Among the records that follow, find the line with "Convert this diagram to TikZ code." and the line with "(mblabel) at (90.5,523)". Set down those lines and all lines between them exactly, without adding anything.

> [DATA TO PROCESS]

+-------+

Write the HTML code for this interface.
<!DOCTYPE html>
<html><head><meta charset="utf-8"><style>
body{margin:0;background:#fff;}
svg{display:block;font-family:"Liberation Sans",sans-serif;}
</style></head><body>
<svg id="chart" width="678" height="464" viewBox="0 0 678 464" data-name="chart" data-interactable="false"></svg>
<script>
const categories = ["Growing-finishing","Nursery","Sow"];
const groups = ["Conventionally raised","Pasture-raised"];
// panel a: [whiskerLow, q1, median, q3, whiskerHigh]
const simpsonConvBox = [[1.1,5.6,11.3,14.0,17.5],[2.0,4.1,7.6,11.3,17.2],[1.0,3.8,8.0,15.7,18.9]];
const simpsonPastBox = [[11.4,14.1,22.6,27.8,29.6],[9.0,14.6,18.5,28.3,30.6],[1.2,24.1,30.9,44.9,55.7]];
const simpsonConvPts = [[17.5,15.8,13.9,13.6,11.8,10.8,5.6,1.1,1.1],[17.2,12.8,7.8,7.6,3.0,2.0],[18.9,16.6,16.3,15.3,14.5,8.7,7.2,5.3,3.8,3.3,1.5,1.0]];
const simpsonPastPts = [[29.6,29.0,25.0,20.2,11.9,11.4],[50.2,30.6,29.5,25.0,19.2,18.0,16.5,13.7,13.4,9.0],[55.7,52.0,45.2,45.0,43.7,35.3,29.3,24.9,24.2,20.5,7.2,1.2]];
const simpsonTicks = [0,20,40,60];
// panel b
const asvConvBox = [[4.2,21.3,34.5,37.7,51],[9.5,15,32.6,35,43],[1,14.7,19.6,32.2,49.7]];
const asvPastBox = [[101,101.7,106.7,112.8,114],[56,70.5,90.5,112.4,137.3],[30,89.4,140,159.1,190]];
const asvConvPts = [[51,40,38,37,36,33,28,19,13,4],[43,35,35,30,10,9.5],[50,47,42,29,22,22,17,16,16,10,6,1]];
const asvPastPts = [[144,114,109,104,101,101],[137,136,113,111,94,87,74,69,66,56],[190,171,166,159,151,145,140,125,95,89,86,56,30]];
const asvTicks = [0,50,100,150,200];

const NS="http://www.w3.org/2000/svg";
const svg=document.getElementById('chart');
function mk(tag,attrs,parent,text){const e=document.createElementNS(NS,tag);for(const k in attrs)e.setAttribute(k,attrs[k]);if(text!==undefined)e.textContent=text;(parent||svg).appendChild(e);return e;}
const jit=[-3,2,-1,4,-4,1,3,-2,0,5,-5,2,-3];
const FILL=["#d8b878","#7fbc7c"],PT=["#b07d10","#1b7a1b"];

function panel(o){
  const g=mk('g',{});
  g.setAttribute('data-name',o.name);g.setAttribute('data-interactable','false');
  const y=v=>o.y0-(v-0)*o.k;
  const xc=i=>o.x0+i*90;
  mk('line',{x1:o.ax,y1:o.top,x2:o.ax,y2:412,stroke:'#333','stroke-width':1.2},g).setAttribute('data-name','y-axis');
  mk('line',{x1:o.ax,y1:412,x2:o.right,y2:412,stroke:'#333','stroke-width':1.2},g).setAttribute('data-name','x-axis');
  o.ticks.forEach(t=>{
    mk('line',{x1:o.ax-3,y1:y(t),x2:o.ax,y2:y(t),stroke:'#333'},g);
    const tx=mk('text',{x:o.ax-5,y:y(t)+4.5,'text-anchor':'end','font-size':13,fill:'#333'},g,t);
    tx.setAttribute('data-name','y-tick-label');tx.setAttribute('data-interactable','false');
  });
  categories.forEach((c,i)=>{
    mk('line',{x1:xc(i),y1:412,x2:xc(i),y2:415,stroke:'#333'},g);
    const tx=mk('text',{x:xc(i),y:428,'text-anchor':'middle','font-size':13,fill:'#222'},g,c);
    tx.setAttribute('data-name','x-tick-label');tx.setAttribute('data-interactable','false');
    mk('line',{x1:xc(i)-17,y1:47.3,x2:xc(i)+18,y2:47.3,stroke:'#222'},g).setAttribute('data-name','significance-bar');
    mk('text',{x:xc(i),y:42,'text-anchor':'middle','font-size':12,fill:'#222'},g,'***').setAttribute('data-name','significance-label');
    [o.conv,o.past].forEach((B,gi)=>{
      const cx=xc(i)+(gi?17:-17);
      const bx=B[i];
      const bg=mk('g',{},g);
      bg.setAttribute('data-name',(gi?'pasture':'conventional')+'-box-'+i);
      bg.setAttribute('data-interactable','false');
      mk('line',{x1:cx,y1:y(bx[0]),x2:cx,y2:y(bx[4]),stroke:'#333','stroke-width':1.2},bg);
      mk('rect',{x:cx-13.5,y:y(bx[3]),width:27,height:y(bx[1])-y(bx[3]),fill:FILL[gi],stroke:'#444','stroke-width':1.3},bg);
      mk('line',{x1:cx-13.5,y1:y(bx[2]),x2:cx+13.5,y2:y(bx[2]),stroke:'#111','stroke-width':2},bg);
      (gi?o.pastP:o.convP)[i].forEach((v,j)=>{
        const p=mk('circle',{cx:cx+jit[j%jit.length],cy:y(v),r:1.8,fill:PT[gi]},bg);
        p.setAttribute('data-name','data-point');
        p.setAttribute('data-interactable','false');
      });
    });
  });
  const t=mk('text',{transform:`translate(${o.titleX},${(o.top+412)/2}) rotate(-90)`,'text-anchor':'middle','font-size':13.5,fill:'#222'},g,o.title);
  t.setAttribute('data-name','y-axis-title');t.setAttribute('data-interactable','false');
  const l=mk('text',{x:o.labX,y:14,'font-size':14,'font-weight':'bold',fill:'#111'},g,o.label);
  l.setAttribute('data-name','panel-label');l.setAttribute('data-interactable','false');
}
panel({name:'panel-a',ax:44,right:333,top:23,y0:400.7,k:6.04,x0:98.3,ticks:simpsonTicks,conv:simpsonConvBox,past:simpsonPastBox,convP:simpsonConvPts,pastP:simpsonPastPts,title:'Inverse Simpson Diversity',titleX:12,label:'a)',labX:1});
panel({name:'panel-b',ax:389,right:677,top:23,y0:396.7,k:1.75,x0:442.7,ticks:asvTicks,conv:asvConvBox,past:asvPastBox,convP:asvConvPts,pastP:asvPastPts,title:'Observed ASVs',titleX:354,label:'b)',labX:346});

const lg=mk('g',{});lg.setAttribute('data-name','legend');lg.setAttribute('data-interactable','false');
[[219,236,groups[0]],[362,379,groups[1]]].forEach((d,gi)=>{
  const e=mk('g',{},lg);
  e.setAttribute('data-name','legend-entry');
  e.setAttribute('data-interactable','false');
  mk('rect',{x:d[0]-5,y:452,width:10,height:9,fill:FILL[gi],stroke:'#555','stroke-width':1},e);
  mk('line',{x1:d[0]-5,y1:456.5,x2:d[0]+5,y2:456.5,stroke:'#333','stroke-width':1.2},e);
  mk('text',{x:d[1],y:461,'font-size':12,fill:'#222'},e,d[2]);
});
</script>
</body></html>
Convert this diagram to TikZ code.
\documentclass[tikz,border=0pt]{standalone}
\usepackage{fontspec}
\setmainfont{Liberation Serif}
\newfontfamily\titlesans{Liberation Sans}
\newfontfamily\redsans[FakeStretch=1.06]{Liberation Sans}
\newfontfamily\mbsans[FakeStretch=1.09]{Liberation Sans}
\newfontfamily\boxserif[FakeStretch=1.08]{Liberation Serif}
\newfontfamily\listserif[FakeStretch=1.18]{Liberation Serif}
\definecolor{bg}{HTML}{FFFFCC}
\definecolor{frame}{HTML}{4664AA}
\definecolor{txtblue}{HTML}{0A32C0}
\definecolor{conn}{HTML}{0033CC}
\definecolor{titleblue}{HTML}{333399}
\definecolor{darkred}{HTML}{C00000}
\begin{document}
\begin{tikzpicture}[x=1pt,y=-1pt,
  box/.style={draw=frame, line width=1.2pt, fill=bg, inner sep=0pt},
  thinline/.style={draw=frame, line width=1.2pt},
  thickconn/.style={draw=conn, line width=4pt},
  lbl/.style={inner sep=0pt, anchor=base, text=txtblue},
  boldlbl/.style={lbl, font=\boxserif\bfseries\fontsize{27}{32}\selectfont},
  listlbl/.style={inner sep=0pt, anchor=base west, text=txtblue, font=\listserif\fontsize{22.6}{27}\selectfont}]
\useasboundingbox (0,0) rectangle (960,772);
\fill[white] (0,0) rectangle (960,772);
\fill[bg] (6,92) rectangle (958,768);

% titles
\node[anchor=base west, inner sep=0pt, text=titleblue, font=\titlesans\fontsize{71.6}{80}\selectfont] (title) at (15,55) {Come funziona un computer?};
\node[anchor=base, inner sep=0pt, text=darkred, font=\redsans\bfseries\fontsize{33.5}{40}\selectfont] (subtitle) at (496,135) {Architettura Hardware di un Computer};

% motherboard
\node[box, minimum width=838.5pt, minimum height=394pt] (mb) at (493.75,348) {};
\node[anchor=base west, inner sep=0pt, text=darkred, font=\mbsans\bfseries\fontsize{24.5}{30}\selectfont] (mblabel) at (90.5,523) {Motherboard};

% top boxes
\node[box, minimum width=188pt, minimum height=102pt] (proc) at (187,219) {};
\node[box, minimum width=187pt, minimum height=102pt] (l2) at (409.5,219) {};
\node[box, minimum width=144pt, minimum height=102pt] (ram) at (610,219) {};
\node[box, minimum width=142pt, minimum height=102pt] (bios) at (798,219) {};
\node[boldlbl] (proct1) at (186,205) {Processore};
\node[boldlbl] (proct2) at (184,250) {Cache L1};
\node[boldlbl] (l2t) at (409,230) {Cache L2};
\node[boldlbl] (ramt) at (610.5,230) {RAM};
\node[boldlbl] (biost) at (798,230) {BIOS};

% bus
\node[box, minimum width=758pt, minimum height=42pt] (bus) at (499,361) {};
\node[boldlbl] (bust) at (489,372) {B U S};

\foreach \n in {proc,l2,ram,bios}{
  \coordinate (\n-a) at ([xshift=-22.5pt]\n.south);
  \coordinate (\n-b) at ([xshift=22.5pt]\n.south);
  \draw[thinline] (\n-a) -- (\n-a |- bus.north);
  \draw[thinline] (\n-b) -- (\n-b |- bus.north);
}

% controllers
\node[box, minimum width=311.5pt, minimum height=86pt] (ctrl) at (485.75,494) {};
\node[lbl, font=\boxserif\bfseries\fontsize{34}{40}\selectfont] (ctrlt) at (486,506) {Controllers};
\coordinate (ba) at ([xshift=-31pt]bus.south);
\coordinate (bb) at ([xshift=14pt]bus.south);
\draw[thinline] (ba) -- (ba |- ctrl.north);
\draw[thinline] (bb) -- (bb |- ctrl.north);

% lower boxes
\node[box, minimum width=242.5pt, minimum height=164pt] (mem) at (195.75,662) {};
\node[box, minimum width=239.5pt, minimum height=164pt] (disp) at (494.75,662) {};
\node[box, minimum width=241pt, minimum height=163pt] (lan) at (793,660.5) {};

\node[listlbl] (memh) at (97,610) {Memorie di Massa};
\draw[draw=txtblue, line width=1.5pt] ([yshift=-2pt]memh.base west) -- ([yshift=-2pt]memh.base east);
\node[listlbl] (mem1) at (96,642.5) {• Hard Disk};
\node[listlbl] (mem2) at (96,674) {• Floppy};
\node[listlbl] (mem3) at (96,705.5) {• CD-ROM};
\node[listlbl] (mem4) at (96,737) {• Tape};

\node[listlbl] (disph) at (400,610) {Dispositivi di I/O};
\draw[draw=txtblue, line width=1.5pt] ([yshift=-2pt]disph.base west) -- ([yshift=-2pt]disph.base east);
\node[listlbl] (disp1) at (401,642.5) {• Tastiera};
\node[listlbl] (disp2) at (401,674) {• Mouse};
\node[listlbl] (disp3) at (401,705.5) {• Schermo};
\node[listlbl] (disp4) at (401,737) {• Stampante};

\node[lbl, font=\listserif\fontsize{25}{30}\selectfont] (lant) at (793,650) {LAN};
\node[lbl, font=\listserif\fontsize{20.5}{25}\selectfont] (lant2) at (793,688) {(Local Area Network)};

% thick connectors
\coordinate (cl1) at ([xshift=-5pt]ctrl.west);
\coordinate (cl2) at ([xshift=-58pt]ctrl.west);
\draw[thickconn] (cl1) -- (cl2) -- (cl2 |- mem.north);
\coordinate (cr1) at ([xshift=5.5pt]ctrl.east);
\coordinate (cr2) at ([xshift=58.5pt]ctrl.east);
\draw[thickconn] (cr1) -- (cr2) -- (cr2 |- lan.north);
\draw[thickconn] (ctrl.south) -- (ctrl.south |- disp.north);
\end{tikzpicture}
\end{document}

+-------+

> [CORRECT ANSWER]
Convert this diagram to TikZ code.
\documentclass[tikz,border=0pt]{standalone}
\usepackage{fontspec}
\setmainfont{Liberation Serif}
\newfontfamily\titlesans{Liberation Sans}
\newfontfamily\redsans[FakeStretch=1.06]{Liberation Sans}
\newfontfamily\mbsans[FakeStretch=1.09]{Liberation Sans}
\newfontfamily\boxserif[FakeStretch=1.08]{Liberation Serif}
\newfontfamily\listserif[FakeStretch=1.18]{Liberation Serif}
\definecolor{bg}{HTML}{FFFFCC}
\definecolor{frame}{HTML}{4664AA}
\definecolor{txtblue}{HTML}{0A32C0}
\definecolor{conn}{HTML}{0033CC}
\definecolor{titleblue}{HTML}{333399}
\definecolor{darkred}{HTML}{C00000}
\begin{document}
\begin{tikzpicture}[x=1pt,y=-1pt,
  box/.style={draw=frame, line width=1.2pt, fill=bg, inner sep=0pt},
  thinline/.style={draw=frame, line width=1.2pt},
  thickconn/.style={draw=conn, line width=4pt},
  lbl/.style={inner sep=0pt, anchor=base, text=txtblue},
  boldlbl/.style={lbl, font=\boxserif\bfseries\fontsize{27}{32}\selectfont},
  listlbl/.style={inner sep=0pt, anchor=base west, text=txtblue, font=\listserif\fontsize{22.6}{27}\selectfont}]
\useasboundingbox (0,0) rectangle (960,772);
\fill[white] (0,0) rectangle (960,772);
\fill[bg] (6,92) rectangle (958,768);

% titles
\node[anchor=base west, inner sep=0pt, text=titleblue, font=\titlesans\fontsize{71.6}{80}\selectfont] (title) at (15,55) {Come funziona un computer?};
\node[anchor=base, inner sep=0pt, text=darkred, font=\redsans\bfseries\fontsize{33.5}{40}\selectfont] (subtitle) at (496,135) {Architettura Hardware di un Computer};

% motherboard
\node[box, minimum width=838.5pt, minimum height=394pt] (mb) at (493.75,348) {};
\node[anchor=base west, inner sep=0pt, text=darkred, font=\mbsans\bfseries\fontsize{24.5}{30}\selectfont] (mblabel) at (90.5,523) {Motherboard};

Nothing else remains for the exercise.